We had the privilege of being given a golf-buggy tour of the gardens by an ancient retainer who still referred to the various masters of the house as Mister Lionel, Mister Eddy and so on. His knowledge of the gardens, where he had worked for 70 years, was detailed to the point of obsession. He remembered every tree and shrub he had ever planted. And every disagreement he'd had with Mister Lionel. There is the stump of an ancient tree in Exbury Gardens, felled during a storm in 1990, where the rings have been marked with some of the great events of history and significant dates for the Rothschilds to signify their national roots.

The surrounding countryside is dominated by the country houses of England's aristocratic families. Just next door stretches the domain of Beaulieu, home to the Montagu family since 1538. Now most famous as the home of the National Motor Museum, the collection is impressive.

Our boys loved the cars, the Outspan Orange-mobile as well as the graceful beasts in the land-speed record section. But they were also taken by the living history displays on the estate and particularly impressed by a young man riding a penny-farthing around the grounds at high speed.

On the way back to London we stopped off at Paulton's Park, a vast theme park on the northern edge of the New Forest, now most famous as the home of Peppa Pig World. Although our boys initially complained that Peppa was a little beneath them, they were soon convinced when their father was clearly terrified by the Windy Castle ride, in which visitors are spun high above the park in innocent-seeming carriages shaped like clouds.

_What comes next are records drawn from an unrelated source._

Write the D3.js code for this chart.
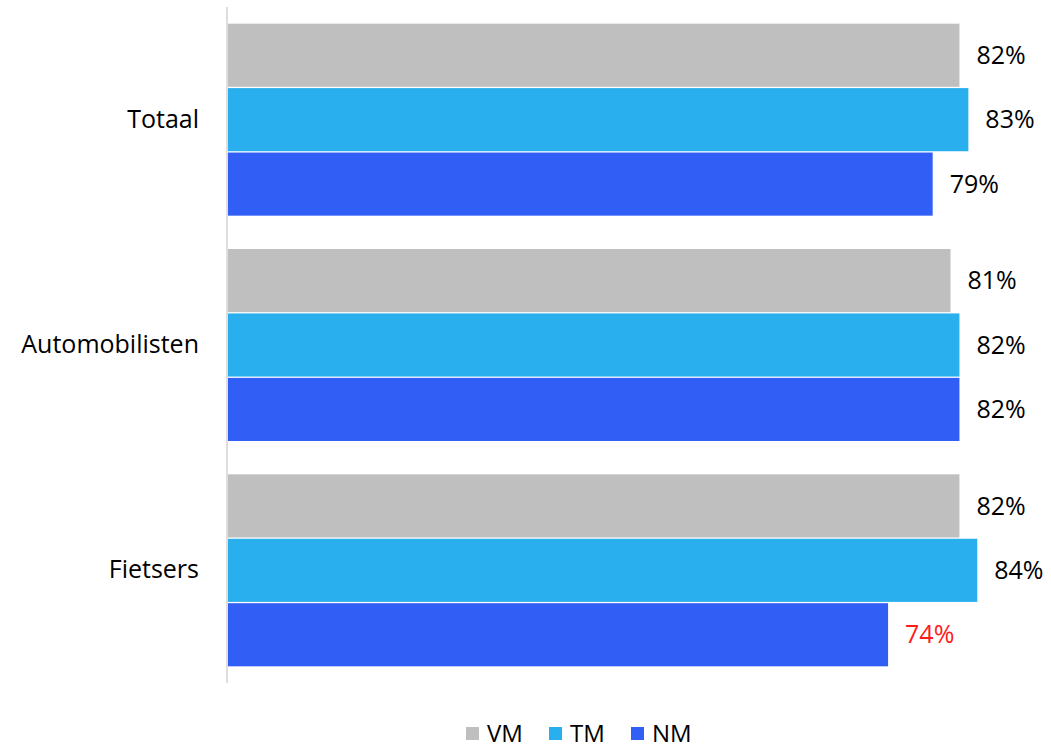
<!DOCTYPE html>
<html>
<head>
<meta charset="utf-8">
<script src="https://cdn.jsdelivr.net/npm/d3@7"></script>
<style>
  html, body { margin: 0; padding: 0; background: #fff; }
  svg { display: block; font-family: "Open Sans", "Noto Sans", sans-serif; }
</style>
</head>
<body>
<svg id="chart" width="1051" height="748"></svg>
<script>
// Share per group and measurement moment (percent)
const categories = ["Totaal", "Automobilisten", "Fietsers"];
const seriesNames = ["VM", "TM", "NM"];
const vmValues = [82, 81, 82];
const tmValues = [83, 82, 84];
const nmValues = [79, 82, 74];
const seriesColors = ["#bfbfbf", "#29aeee", "#315ef5"];
// labels flagged in red
const highlight = [[false, false, false], [false, false, false], [false, false, true]];

const seriesValues = [vmValues, tmValues, nmValues];
const rows = categories.map((c, i) => ({
  cat: c,
  vals: seriesNames.map((s, j) => ({ key: s, value: seriesValues[j][i], red: highlight[i][j] }))
}));

const svg = d3.select("#chart");
const axisX = 228;
const plotTop = 7, plotBottom = 683;

const x = d3.scaleLinear().domain([0, 100]).range([axisX, axisX + 892]);
const y = d3.scaleBand().domain(categories).range([plotTop, plotBottom]).paddingInner(0.148).paddingOuter(0.074);
const ySub = d3.scaleBand().domain(seriesNames).range([0, y.bandwidth()]).paddingInner(0.02);
const color = d3.scaleOrdinal().domain(seriesNames).range(seriesColors);

const groups = svg.selectAll("g.group").data(rows).join("g")
  .attr("class", "group")
  .attr("transform", d => `translate(0,${y(d.cat)})`);

groups.selectAll("rect").data(d => d.vals).join("rect")
  .attr("x", x(0))
  .attr("y", d => ySub(d.key))
  .attr("width", d => x(d.value) - x(0))
  .attr("height", ySub.bandwidth())
  .attr("fill", d => color(d.key));

groups.selectAll("text.val").data(d => d.vals).join("text")
  .attr("class", "val")
  .attr("x", d => x(d.value) + 17)
  .attr("y", d => ySub(d.key) + ySub.bandwidth() / 2)
  .attr("dy", "0.35em")
  .attr("font-size", 25)
  .attr("fill", d => d.red ? "#ff1a1a" : "#000")
  .text(d => d.value + "%");

// category axis
const yAxis = d3.axisLeft(y).tickSize(0).tickPadding(28);
const ax = svg.append("g").attr("transform", `translate(${axisX - 1},0)`).call(yAxis);
ax.select(".domain").attr("stroke", "#e2dcdc").attr("stroke-width", 2)
  .attr("d", `M0,${plotTop}V${plotBottom}`);
ax.selectAll(".tick text").attr("font-size", 25).attr("fill", "#000")
  .attr("font-family", "\"Open Sans\", \"Noto Sans\", sans-serif");

// legend
const legendX = [466, 549, 631];
const legend = svg.append("g").selectAll("g").data(seriesNames).join("g")
  .attr("transform", (d, i) => `translate(${legendX[i]},727)`);
legend.append("rect").attr("width", 13).attr("height", 13).attr("fill", d => color(d));
legend.append("text").attr("x", 21).attr("y", 15)
  .attr("font-size", 24).attr("fill", "#000").text(d => d);
</script>
</body>
</html>
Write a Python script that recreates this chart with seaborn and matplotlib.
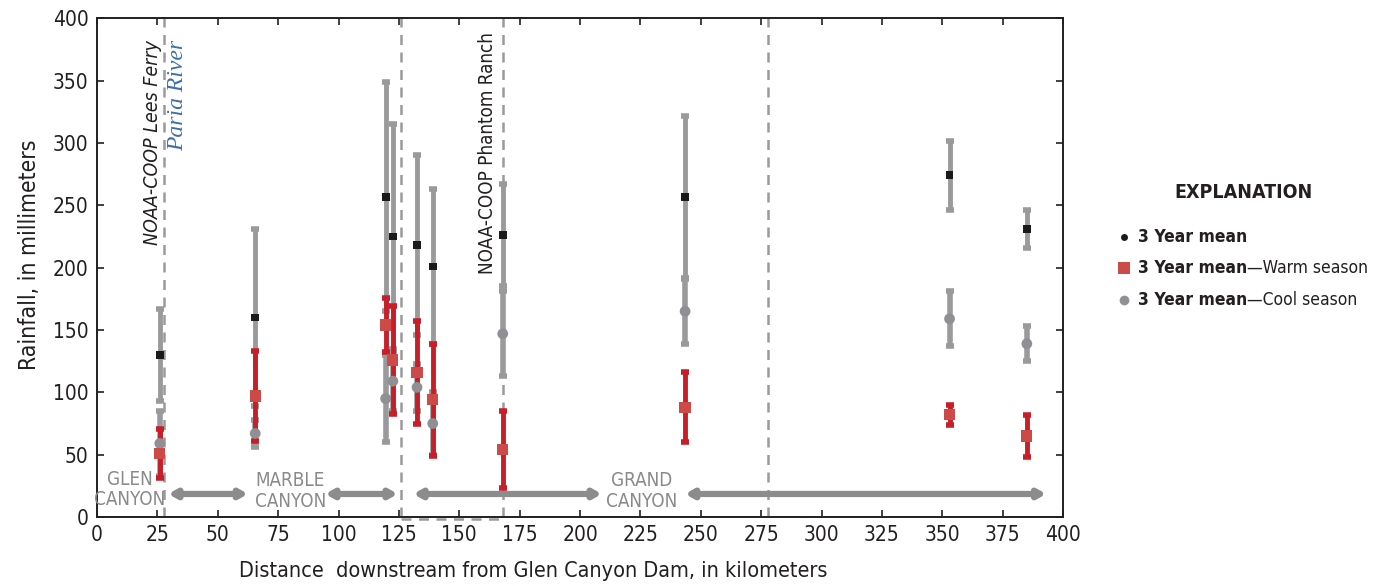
import numpy as np
import pandas as pd
import matplotlib
matplotlib.use("Agg")
import matplotlib.pyplot as plt
import seaborn as sns

# Gauge locations (km downstream of Glen Canyon Dam)
distance_km = [26, 65.5, 119.5, 122.5, 132.5, 139, 168, 243.5, 353, 385]

# 3-year mean rainfall (mm) and error half-widths
total_mean = [130, 160, 257, 225, 218, 201, 226, 257, 274, 231]
total_err = [37, 71, 92, 90, 72, 62, 41, 65, 28, 15]
warm_mean = [51, 97, 154, 126, 116, 94, 54, 88, 82, 65]
warm_err = [20, 36, 22, 43, 41, 45, 31, 28, 8, 17]
cool_mean = [59, 67, 95, 109, 104, 75, 147, 165, 159, 139]
cool_err = [26, 11, 35, 24, 19, 25, 34, 26, 22, 14]

x_ticks = list(range(0, 401, 25))
y_ticks = list(range(0, 401, 50))

sns.set_theme(style="ticks")
plt.rcParams["font.family"] = ["DejaVu Sans"]
plt.rcParams["font.stretch"] = "condensed"

GRAY = "#9a9a9c"
RED = "#c81e28"
RED_MK = "#cc4a48"
TXT = "#231f20"

df = pd.DataFrame({
    "km": distance_km * 3,
    "rain": total_mean + warm_mean + cool_mean,
    "series": (["total"] * len(distance_km) + ["warm"] * len(distance_km)
               + ["cool"] * len(distance_km)),
})

fig = plt.figure(figsize=(13.86, 5.86), dpi=100)
ax = fig.add_axes([0.070, 0.1177, 0.697, 0.851])

# station reference lines
for xv in [27.7, 126, 168, 278]:
    ax.axvline(xv, color=GRAY, ls=(0, (4, 3)), lw=1.8, zorder=1)
ax.plot([126, 168], [-1.6, -1.6], color=GRAY, ls=(0, (4, 3)), lw=1.8,
        clip_on=False, zorder=1)

# error bars
ax.errorbar(distance_km, total_mean, yerr=total_err, fmt="none", ecolor=GRAY,
            elinewidth=3.5, capsize=3, capthick=4, zorder=2)
ax.errorbar(distance_km, cool_mean, yerr=cool_err, fmt="none", ecolor=GRAY,
            elinewidth=4, capsize=3, capthick=4, zorder=3)
ax.errorbar(distance_km, warm_mean, yerr=warm_err, fmt="none", ecolor=RED,
            elinewidth=3.5, capsize=3, capthick=4, zorder=4)

# mean markers
sns.scatterplot(data=df[df.series == "cool"], x="km", y="rain", ax=ax,
                marker="o", s=60, color="#8f9093", edgecolor="none",
                zorder=5, legend=False)
sns.scatterplot(data=df[df.series == "warm"], x="km", y="rain", ax=ax,
                marker="s", s=65, color=RED_MK, edgecolor="none",
                zorder=6, legend=False)
sns.scatterplot(data=df[df.series == "total"], x="km", y="rain", ax=ax,
                marker="s", s=32, color="#1a1a1a", edgecolor="none",
                zorder=7, legend=False)

# canyon reaches
arrow_y = 18.5
for x0, x1 in [(29.5, 62.5), (94.5, 124.5), (131, 209), (243.5, 393)]:
    ax.annotate("", xy=(x1, arrow_y), xytext=(x0, arrow_y),
                arrowprops=dict(arrowstyle="<|-|>,head_length=0.35,head_width=0.2",
                                color="#8c8c8e", lw=4.5, shrinkA=0, shrinkB=0),
                zorder=2)
canyon_kw = dict(color="#8a8a8c", fontsize=13.5, ha="center", va="center",
                 linespacing=1.1, zorder=3)
ax.text(13.5, 22, "GLEN\nCANYON", **canyon_kw)
ax.text(80, 21, "MARBLE\nCANYON", **canyon_kw)
ax.text(225.5, 21, "GRAND\nCANYON", **canyon_kw)

# station names
ax.text(23.0, 383, "NOAA-COOP Lees Ferry", rotation=90, ha="center", va="top",
        fontsize=14, fontstyle="italic", color=TXT)
ax.text(33.5, 383, "Paria River", rotation=90, ha="center", va="top",
        fontsize=17, fontstyle="italic", color="#3b6eae",
        family=["Liberation Serif", "DejaVu Serif"], stretch="normal")
ax.text(161.5, 389, "NOAA-COOP Phantom Ranch", rotation=90, ha="center",
        va="top", fontsize=13.5, color=TXT)

ax.set_xlim(0, 400)
ax.set_ylim(0, 400)
ax.set_xticks(x_ticks)
ax.set_yticks(y_ticks)
ax.tick_params(direction="in", top=True, right=True, length=5, width=1.2,
               labelsize=15, colors=TXT, pad=6)
for sp in ax.spines.values():
    sp.set_visible(True)
    sp.set_color("#231f20")
    sp.set_linewidth(1.4)
ax.set_xlabel("Distance  downstream from Glen Canyon Dam, in kilometers",
              fontsize=15.5, color=TXT)
ax.xaxis.set_label_coords(0.452, -0.088)
ax.set_ylabel("Rainfall, in millimeters", fontsize=16.5, color=TXT)
ax.yaxis.set_label_coords(-0.0575, 0.525)
ax.grid(False)

# explanation panel
fig.text(1244 / 1386, 1 - 193 / 586, "EXPLANATION", ha="center", va="center",
         fontsize=14, fontweight="bold", color=TXT)
rows = [
    (237, "o", "#1a1a1a", 5, "3 Year mean", ""),
    (268, "s", RED_MK, 8, "3 Year mean", "\u2014Warm season"),
    (300, "o", "#8f9093", 7, "3 Year mean", "\u2014Cool season"),
]
for ypx, mk, col, ms, bold, rest in rows:
    yf = 1 - ypx / 586
    fig.lines.append(plt.Line2D([1124 / 1386], [yf], marker=mk, color=col,
                                markersize=ms, markeredgewidth=0,
                                transform=fig.transFigure, figure=fig))
    t = fig.text(1138 / 1386, yf, bold, ha="left", va="center", fontsize=12.5,
                 fontweight="bold", color=TXT)
    if rest:
        fig.canvas.draw()
        bb = t.get_window_extent()
        fig.text(bb.x1 / fig.bbox.width, yf, rest, ha="left", va="center",
                 fontsize=12.5, color=TXT)

fig.savefig("out.png", dpi=100)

Thankfully, an adult's presence was not required on George's Dinosaur Adventure or Mister Potato's Playground.

Snobbery is never an attractive quality and completely useless in helping to select a holiday that children will enjoy. Three decades on from my last stay at a caravan park, would I recommend the experience? With certain reservation about the food and entertainment, yes I would.